Origins
The roots of the Tour de France trace to the Dreyfus Affair, a cause célèbre that divided France at the end of the 19th century over the innocence of Alfred Dreyfus, a soldier convicted—though later exonerated—of selling military secrets to the Germans. Opinions became heated and there were demonstrations by both sides. One was what the historian Eugen Weber called "an absurd political shindig" at the Auteuil horse-race course in Paris in 1899. Among those involved was Comte Jules-Albert de Dion, the owner of the De Dion-Bouton car works, who believed Dreyfus was guilty. De Dion served 15 days in jail and was fined 100 francs for his role at Auteuil, which included striking Émile Loubet, the president of France, on the head with a walking stick.
The incident at Auteuil, said Weber, was "...tailor-made for the sporting press." The first and the largest daily sports newspaper in France was Le Vélo, which sold 80,000 copies a day. Its editor, Pierre Giffard, thought Dreyfus innocent.
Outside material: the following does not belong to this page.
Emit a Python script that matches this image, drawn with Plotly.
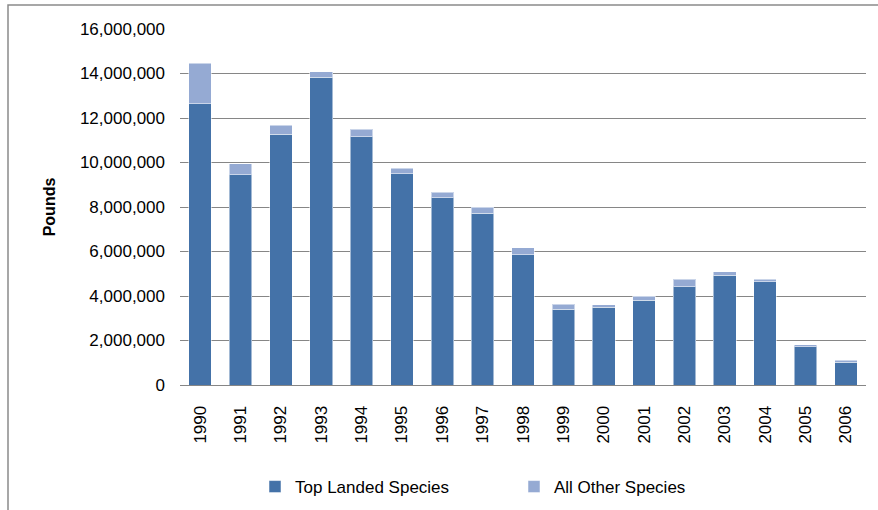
import plotly.graph_objects as go

years = ["1990", "1991", "1992", "1993", "1994", "1995", "1996", "1997", "1998",
         "1999", "2000", "2001", "2002", "2003", "2004", "2005", "2006"]
top_landed = [12650000, 9450000, 11280000, 13840000, 11160000, 9500000, 8420000, 7720000, 5860000,
              3400000, 3490000, 3820000, 4420000, 4940000, 4640000, 1720000, 1030000]
totals = [14460000, 9950000, 11670000, 14080000, 11500000, 9750000, 8670000, 7980000, 6160000,
          3630000, 3600000, 3980000, 4760000, 5080000, 4760000, 1810000, 1120000]
all_other = [t - a for t, a in zip(totals, top_landed)]

FONT = "Liberation Sans"
fig = go.Figure()
fig.add_trace(go.Bar(x=years, y=top_landed, name="Top Landed Species",
                     marker=dict(color="#4472A8", line=dict(color="rgba(255,255,255,0.5)", width=1))))
fig.add_trace(go.Bar(x=years, y=all_other, name="All Other Species",
                     marker=dict(color="#95AAD3", line=dict(color="rgba(255,255,255,0.5)", width=1))))

fig.update_layout(
    barmode="stack", bargap=0.44,
    width=878, height=510,
    margin=dict(l=180, r=12, t=29, b=125, autoexpand=False),
    paper_bgcolor="white", plot_bgcolor="white",
    font=dict(family=FONT, size=17, color="#000"),
    showlegend=True,
    legend=dict(orientation="h", x=(255 - 180) / 686, xanchor="left", y=-(487 - 385) / 356,
                yanchor="middle", font=dict(size=17), entrywidth=214, traceorder="normal"),
    xaxis=dict(tickangle=-90, showgrid=False, showline=True, linecolor="#868686", linewidth=1,
               ticks="", ticklabelstandoff=13, automargin=False),
    yaxis=dict(range=[0, 16000000], dtick=2000000, tickformat=",d", showgrid=True,
               gridcolor="#868686", gridwidth=1, zeroline=False, showline=False,
               ticklabelstandoff=14, automargin=False,
               title=dict(text="<b>Pounds</b>", font=dict(size=16), standoff=20)),
    shapes=[dict(type="rect", xref="paper", yref="paper",
                 x0=(8 - 180) / 686, x1=1.2, y0=-0.6, y1=(385 - 5) / 356,
                 line=dict(color="#8a8a8a", width=1.5), fillcolor="rgba(0,0,0,0)", layer="below")],
)

fig.write_html("out.html")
He reported the arrest in a way that displeased de Dion, who was so angry that he joined other anti-Dreyfusards such as Adolphe Clément and Édouard Michelin and opened a rival daily sports paper, L'Auto.
The new newspaper appointed Henri Desgrange as editor. He was a prominent cyclist and owner with Victor Goddet of the velodrome at the Parc des Princes. De Dion knew him through his cycling reputation, through the books and cycling articles that he had written, and through press articles he had written for the Clément tyre company.